Hollande ou comment s'en débarrasser ?
Nicolas
Beytout de L'Opinion partage ce
point de vue : participation et élimination de Sarkozy préfigurent la défaite
de la gauche : "La dynamique enclenchée et le soutien dès hier soir de
Nicolas Sarkozy donnent désormais toutes chances à François Fillon de gagner
son duel final avec Alain Juppé, direction l'Élysée. Encore faudra-t-il que
toute la droite se rassemble ensuite, unie comme les socialistes avaient su l'être
en 2012 derrière François Hollande. C'est d'ailleurs lui, le chef de l'État,
l'autre grand perdant de la soirée : quatre millions de Français sont allés aux
urnes pour enclencher l'alternance et le priver de celui qu'il
croyait être un adversaire à sa portée, Nicolas Sarkozy.
L'alternance en marche."
"La
France se réveille ce matin dans un paysage politique qui a bougé, souligne
Jean Levallois dans La Presse de la
Manche. La défaite de Nicolas Sarkozy rend désormais impossible le
retour du duel de 2012 avec François Hollande. La droite a su, en elle-même,
trouver la solution à l'entêtement de l'ancien président de la République. Il
reste à la gauche de résoudre son propre problème avec François Hollande, qui
se résume à se rassembler tous derrière le président sortant. Ou bien, si c'est
impossible, de lui indiquer la sortie plus ou moins fortement.
"L'émergence
de Fillon laisse une ouverture au centre que Juppé entendait occuper. La gauche
serait-elle capable d'en profiter ? s'interroge Jean-Louis Hervois dans La Charente Libre. La fin du
sarkozysme appelle la fin du hollandisme. Mais l'éditorialiste est pessimiste
sur une résurrection de la gauche : "De Macron à Mélenchon, la gauche ne
peut que se déchirer encore, comme elle l'a fait tout au long du quinquennat.

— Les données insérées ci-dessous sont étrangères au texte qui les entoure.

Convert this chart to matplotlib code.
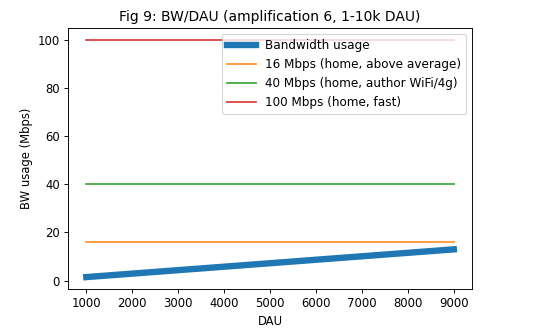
import matplotlib
matplotlib.use("Agg")
import matplotlib.pyplot as plt

# daily active users and resulting bandwidth (Mbps)
dau = [1000, 2000, 3000, 4000, 5000, 6000, 7000, 8000, 9000]
bw_usage = [1.44, 2.88, 4.32, 5.76, 7.2, 8.64, 10.08, 11.52, 12.96]

# reference connection speeds (Mbps)
speeds = [16, 40, 100]
speed_labels = ["16 Mbps (home, above average)",
                "40 Mbps (home, author WiFi/4g)",
                "100 Mbps (home, fast)"]
speed_colors = ["#ff8f2e", "#3aa83a", "#dc3b3c"]

dpi = 83.5
fig = plt.figure(figsize=(539 / dpi, 336 / dpi), dpi=dpi)
ax = fig.add_axes([0.126, 0.140, 0.750, 0.777])

ax.plot(dau, bw_usage, linewidth=5.5, color="#1f77b4", label="Bandwidth usage")
for s, lab, c in zip(speeds, speed_labels, speed_colors):
    ax.plot(dau, [s] * len(dau), color=c, label=lab)

ax.set_xticks(dau)
ax.set_xlabel("DAU")
ax.set_ylabel("BW usage (Mbps)")
ax.set_title("Fig 9: BW/DAU (amplification 6, 1-10k DAU)")
ax.legend(loc="upper right", fontsize=10.4, handlelength=2.4)

fig.savefig("out.png", dpi=dpi)
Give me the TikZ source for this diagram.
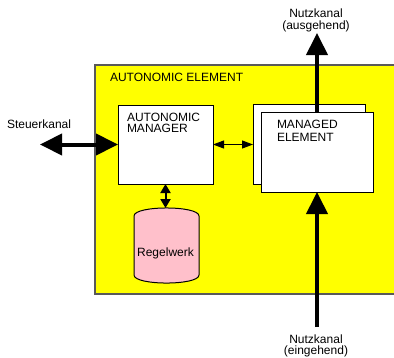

En revanche, la perspective d'affronter Fillon pourrait coller assez bien au
plan de Marine Le Pen, devenue, par la magie de Philippot, le bouclier du
pauvre et de l'orphelin, la madone des services publics sacrifiés sur l'autel
des déficits". Une analyse qui s'oppose point par point à celle de Saïd
Mahrane dans nos colonnes : selon lui, l'hypothèse Fillon, ce
"souverainiste-libéral", est
une très mauvaise nouvelle pour Marine Le Pen.